> [WRITTEN EXERCISE]:
Could you repeat the records below exactly, leaving out any pictures?

Entries with chart source code
* * *
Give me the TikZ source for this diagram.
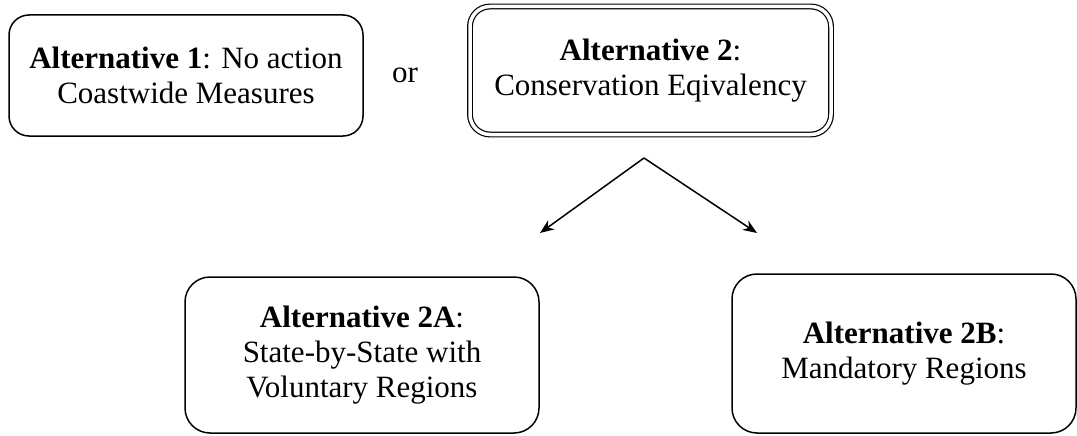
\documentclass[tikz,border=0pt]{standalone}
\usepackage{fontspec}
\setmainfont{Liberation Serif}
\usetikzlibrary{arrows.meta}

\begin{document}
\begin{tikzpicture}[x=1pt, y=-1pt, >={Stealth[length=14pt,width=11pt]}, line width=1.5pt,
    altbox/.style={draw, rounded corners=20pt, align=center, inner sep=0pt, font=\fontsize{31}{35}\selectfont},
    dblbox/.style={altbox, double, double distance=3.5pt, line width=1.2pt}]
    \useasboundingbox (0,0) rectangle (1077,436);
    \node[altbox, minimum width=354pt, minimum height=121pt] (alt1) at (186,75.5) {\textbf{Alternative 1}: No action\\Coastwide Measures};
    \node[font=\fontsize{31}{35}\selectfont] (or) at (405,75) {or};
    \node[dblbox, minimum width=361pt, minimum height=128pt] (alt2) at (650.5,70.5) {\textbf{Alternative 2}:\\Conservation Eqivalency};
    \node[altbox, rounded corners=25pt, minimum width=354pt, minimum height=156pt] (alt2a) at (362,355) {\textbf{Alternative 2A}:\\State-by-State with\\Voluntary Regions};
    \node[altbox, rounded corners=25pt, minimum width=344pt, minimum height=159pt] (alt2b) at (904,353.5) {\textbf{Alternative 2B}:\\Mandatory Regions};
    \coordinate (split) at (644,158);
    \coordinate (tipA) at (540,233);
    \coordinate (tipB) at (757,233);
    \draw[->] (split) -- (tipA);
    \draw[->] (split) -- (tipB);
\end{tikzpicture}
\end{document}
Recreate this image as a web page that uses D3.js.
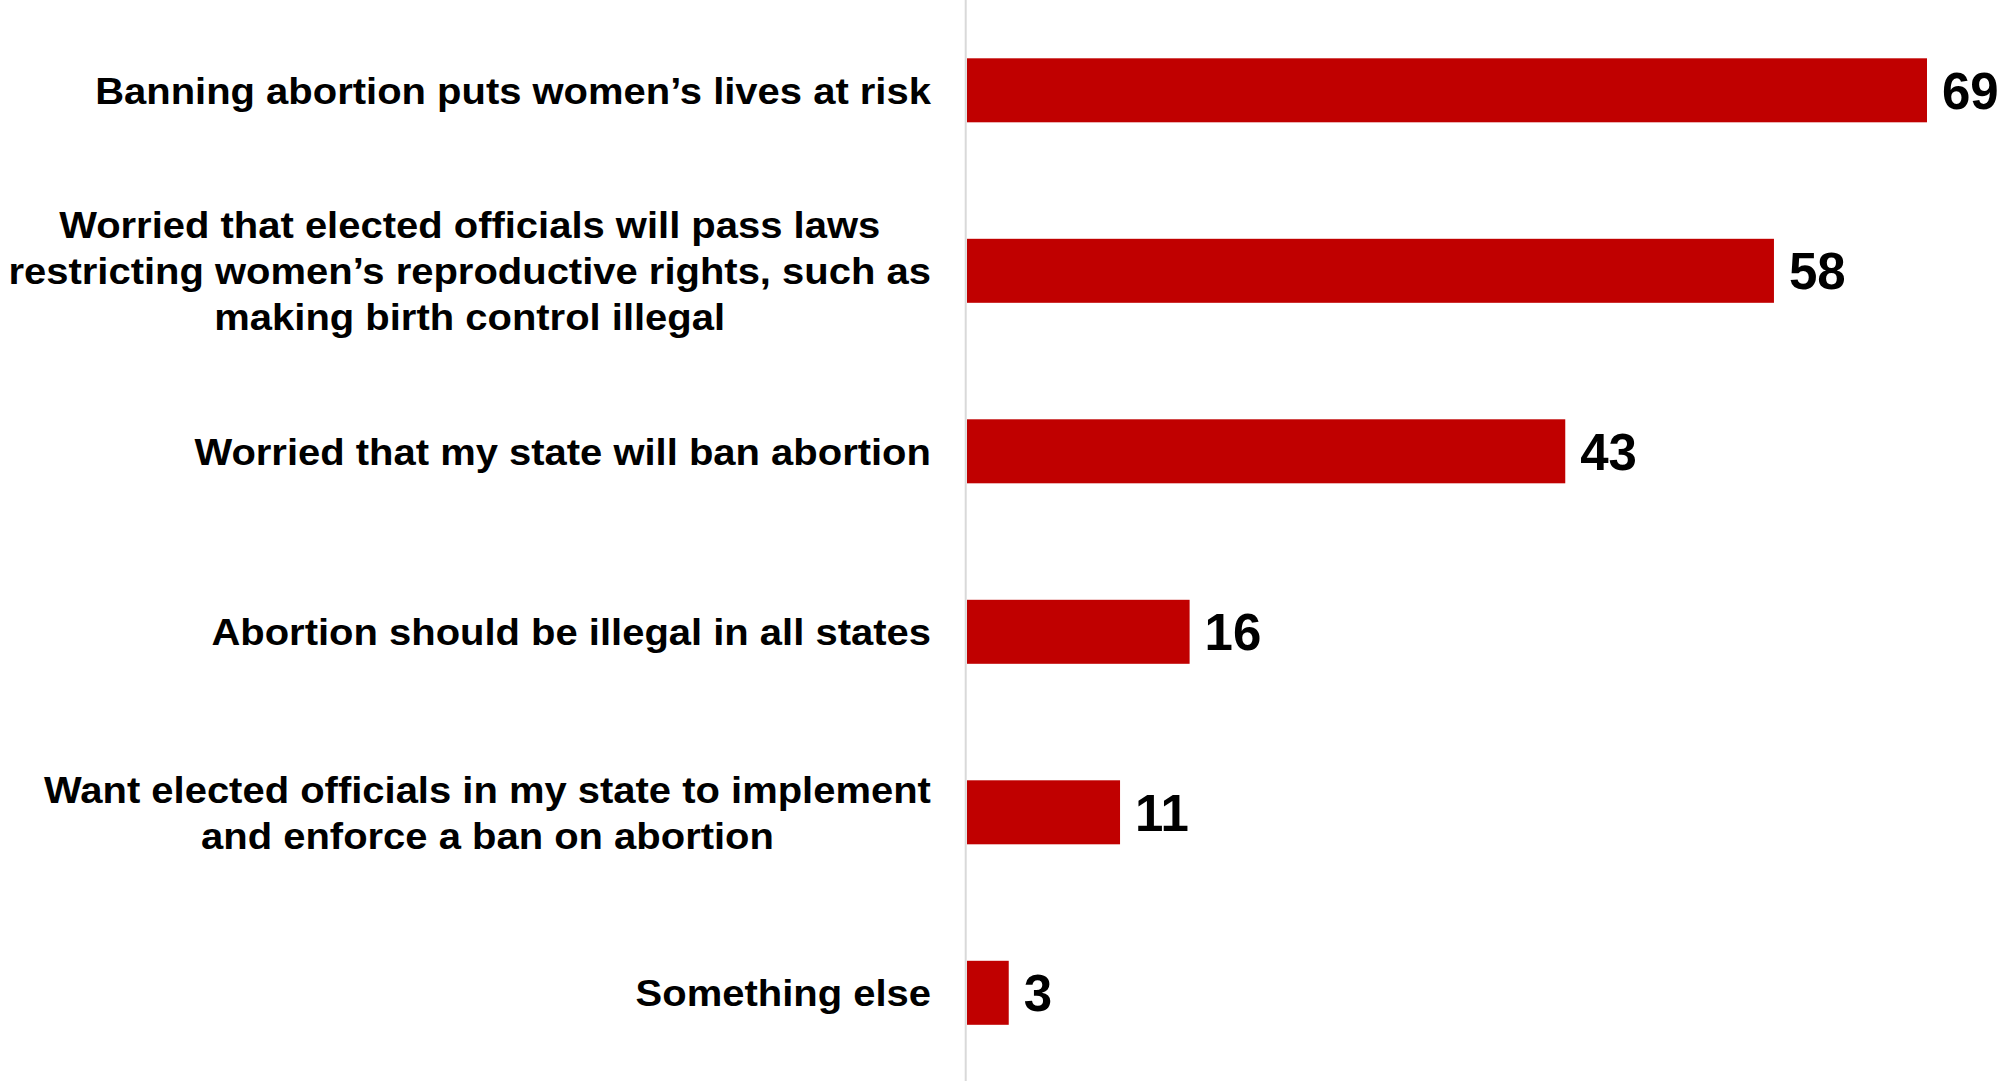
* * *
> [RESPONSE BELOW]:
Give me the TikZ source for this diagram.
\documentclass[tikz,border=0pt]{standalone}
\usepackage{fontspec}
\setmainfont{Liberation Serif}
\usetikzlibrary{arrows.meta}

\begin{document}
\begin{tikzpicture}[x=1pt, y=-1pt, >={Stealth[length=14pt,width=11pt]}, line width=1.5pt,
    altbox/.style={draw, rounded corners=20pt, align=center, inner sep=0pt, font=\fontsize{31}{35}\selectfont},
    dblbox/.style={altbox, double, double distance=3.5pt, line width=1.2pt}]
    \useasboundingbox (0,0) rectangle (1077,436);
    \node[altbox, minimum width=354pt, minimum height=121pt] (alt1) at (186,75.5) {\textbf{Alternative 1}: No action\\Coastwide Measures};
    \node[font=\fontsize{31}{35}\selectfont] (or) at (405,75) {or};
    \node[dblbox, minimum width=361pt, minimum height=128pt] (alt2) at (650.5,70.5) {\textbf{Alternative 2}:\\Conservation Eqivalency};
    \node[altbox, rounded corners=25pt, minimum width=354pt, minimum height=156pt] (alt2a) at (362,355) {\textbf{Alternative 2A}:\\State-by-State with\\Voluntary Regions};
    \node[altbox, rounded corners=25pt, minimum width=344pt, minimum height=159pt] (alt2b) at (904,353.5) {\textbf{Alternative 2B}:\\Mandatory Regions};
    \coordinate (split) at (644,158);
    \coordinate (tipA) at (540,233);
    \coordinate (tipB) at (757,233);
    \draw[->] (split) -- (tipA);
    \draw[->] (split) -- (tipB);
\end{tikzpicture}
\end{document}
Recreate this image as a web page that uses D3.js.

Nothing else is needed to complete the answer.